[Rows from a dataset]
——

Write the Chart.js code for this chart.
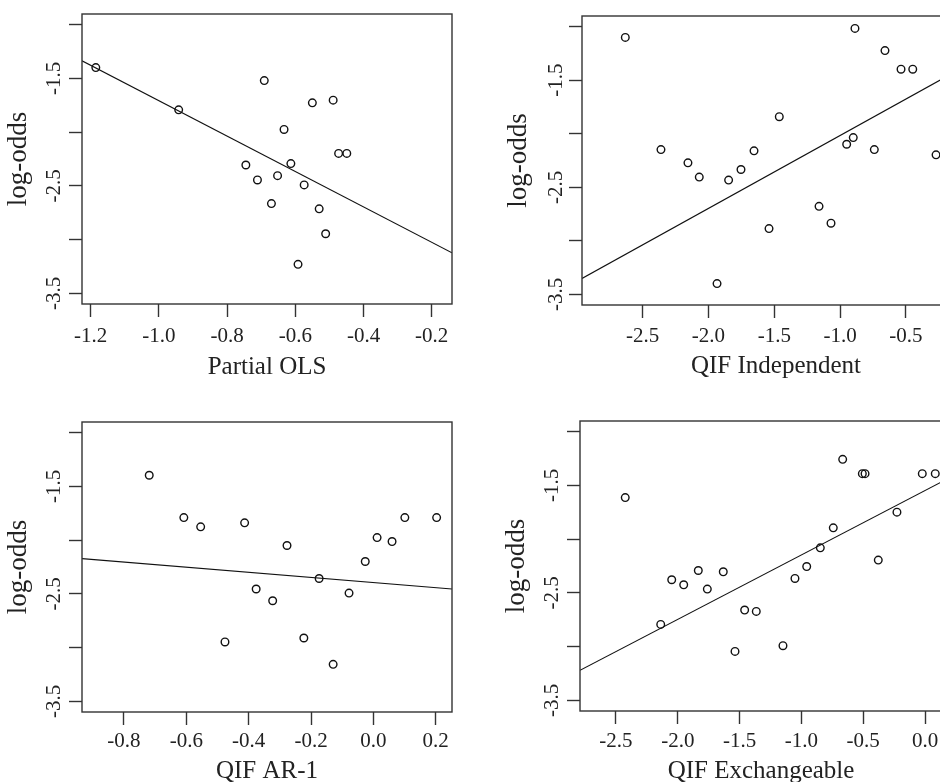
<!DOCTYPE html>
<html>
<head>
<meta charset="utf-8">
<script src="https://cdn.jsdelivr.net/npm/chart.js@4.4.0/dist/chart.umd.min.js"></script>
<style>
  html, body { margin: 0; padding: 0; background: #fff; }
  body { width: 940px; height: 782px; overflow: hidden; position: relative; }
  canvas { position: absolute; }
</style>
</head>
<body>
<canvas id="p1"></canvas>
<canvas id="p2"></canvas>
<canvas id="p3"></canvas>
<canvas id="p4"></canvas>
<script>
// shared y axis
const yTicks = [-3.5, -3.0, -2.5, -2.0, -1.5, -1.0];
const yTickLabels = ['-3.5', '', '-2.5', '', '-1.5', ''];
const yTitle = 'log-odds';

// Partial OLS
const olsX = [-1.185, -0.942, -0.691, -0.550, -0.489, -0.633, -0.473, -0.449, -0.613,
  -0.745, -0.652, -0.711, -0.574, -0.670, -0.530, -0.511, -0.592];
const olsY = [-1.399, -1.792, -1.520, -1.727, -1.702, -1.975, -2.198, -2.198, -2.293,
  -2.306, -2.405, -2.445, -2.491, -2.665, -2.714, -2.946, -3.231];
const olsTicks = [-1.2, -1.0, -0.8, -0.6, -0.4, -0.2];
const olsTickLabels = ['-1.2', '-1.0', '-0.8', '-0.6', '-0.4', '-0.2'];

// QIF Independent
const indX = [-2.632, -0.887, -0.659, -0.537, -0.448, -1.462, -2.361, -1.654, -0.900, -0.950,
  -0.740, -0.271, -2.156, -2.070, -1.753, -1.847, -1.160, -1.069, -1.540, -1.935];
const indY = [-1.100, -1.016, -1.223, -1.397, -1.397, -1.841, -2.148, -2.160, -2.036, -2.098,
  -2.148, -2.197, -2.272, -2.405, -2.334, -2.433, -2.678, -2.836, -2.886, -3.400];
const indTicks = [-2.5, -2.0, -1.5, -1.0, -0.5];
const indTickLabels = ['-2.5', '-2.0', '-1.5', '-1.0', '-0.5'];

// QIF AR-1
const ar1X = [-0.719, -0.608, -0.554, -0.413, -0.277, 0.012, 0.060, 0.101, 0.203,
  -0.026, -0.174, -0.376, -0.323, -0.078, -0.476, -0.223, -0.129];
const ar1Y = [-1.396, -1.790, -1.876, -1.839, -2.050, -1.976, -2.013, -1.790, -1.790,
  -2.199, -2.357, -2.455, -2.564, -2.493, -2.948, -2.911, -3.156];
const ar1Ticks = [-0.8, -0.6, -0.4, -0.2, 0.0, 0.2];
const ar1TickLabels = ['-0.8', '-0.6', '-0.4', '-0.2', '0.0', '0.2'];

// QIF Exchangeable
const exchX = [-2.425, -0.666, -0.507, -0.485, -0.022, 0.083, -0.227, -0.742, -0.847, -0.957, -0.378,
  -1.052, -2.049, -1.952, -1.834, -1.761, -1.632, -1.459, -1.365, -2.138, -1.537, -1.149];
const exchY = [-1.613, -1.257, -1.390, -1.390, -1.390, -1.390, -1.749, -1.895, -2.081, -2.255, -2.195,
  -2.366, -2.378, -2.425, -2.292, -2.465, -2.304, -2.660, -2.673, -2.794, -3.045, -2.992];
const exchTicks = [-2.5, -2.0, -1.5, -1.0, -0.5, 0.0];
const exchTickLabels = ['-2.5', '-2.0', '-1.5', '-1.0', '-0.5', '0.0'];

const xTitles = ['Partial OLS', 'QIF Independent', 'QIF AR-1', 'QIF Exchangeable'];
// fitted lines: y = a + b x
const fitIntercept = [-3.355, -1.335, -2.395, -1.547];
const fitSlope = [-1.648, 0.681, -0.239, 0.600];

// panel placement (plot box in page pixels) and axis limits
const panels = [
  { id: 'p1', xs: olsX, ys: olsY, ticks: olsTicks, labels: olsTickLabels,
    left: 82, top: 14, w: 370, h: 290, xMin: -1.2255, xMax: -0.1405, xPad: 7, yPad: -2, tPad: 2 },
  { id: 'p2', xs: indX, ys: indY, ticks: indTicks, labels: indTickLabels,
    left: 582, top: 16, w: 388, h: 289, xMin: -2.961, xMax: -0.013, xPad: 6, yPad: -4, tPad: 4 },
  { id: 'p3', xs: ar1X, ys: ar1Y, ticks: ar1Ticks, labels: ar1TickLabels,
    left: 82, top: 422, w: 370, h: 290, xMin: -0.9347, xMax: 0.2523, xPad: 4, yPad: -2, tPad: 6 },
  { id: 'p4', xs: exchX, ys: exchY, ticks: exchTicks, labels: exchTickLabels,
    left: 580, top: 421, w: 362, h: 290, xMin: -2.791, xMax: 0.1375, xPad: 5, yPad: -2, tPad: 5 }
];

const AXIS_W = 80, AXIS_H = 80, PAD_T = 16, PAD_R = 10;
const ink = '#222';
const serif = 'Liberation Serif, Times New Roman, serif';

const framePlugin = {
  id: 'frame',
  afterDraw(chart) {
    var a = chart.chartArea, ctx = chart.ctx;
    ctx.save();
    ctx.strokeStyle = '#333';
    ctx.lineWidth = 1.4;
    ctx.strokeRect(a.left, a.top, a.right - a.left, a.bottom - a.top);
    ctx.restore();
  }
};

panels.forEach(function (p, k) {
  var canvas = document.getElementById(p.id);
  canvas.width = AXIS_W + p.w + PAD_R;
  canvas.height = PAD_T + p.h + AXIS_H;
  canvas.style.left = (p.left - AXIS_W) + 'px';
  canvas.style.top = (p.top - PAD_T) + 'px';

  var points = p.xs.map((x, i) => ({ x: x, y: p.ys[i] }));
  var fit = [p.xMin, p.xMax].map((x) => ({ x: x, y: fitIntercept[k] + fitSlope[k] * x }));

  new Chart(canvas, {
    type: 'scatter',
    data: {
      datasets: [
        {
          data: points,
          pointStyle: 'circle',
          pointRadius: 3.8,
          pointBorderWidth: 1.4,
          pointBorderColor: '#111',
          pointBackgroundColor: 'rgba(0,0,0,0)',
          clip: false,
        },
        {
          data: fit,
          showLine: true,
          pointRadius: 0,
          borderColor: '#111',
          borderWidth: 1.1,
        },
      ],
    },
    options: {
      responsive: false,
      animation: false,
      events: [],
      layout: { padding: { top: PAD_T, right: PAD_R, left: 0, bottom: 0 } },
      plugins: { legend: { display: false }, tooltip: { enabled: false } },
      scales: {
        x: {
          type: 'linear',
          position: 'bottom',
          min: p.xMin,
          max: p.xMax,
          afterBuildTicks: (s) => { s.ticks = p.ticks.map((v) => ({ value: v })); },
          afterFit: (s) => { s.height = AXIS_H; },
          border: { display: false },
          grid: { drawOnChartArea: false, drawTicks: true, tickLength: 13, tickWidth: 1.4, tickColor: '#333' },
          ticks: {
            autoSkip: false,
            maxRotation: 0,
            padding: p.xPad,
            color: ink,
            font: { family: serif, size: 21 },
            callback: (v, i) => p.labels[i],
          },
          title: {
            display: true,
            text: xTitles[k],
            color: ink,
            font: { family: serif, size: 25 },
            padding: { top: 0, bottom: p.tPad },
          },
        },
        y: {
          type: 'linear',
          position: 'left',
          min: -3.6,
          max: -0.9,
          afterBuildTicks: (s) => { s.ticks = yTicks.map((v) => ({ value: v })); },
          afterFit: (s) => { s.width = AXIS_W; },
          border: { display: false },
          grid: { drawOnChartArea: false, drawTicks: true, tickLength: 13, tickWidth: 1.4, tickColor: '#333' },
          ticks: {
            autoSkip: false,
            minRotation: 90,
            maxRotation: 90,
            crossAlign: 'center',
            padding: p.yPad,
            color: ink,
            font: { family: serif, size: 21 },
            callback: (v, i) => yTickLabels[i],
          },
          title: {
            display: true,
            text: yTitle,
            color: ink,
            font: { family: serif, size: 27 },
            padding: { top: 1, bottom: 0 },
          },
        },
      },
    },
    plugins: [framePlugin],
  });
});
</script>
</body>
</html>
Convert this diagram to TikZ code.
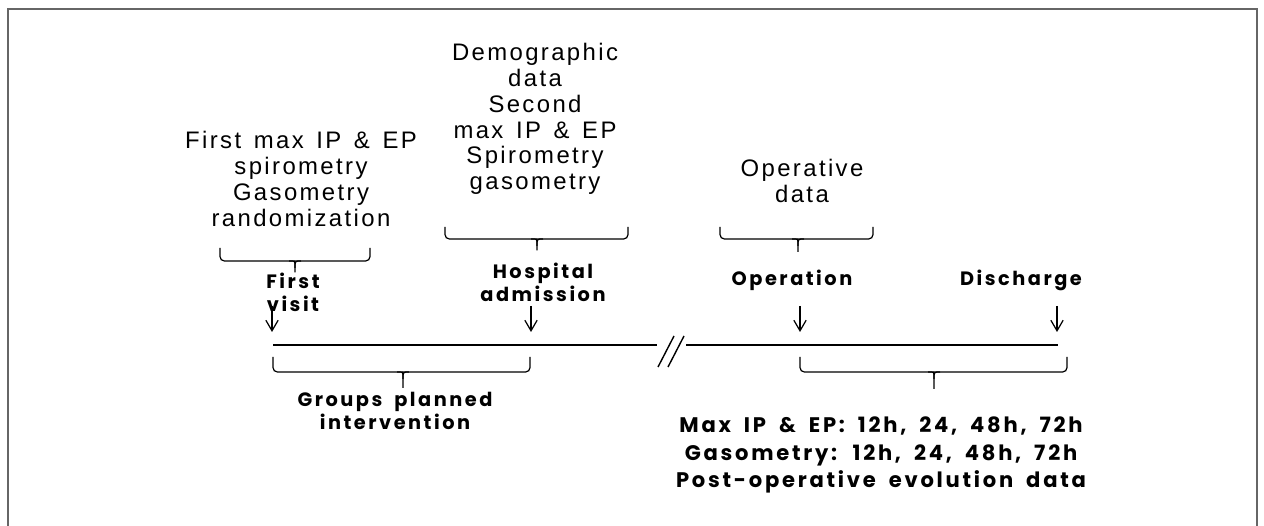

——

§ **TO DO**: Leave out the pictures and restate, word for word, the lines from the top of the data through the line containing "const yTitle = 'log-odds';", both included.

§ **RESULT OF THE EXERCISE**:
Write the Chart.js code for this chart.
<!DOCTYPE html>
<html>
<head>
<meta charset="utf-8">
<script src="https://cdn.jsdelivr.net/npm/chart.js@4.4.0/dist/chart.umd.min.js"></script>
<style>
  html, body { margin: 0; padding: 0; background: #fff; }
  body { width: 940px; height: 782px; overflow: hidden; position: relative; }
  canvas { position: absolute; }
</style>
</head>
<body>
<canvas id="p1"></canvas>
<canvas id="p2"></canvas>
<canvas id="p3"></canvas>
<canvas id="p4"></canvas>
<script>
// shared y axis
const yTicks = [-3.5, -3.0, -2.5, -2.0, -1.5, -1.0];
const yTickLabels = ['-3.5', '', '-2.5', '', '-1.5', ''];
const yTitle = 'log-odds';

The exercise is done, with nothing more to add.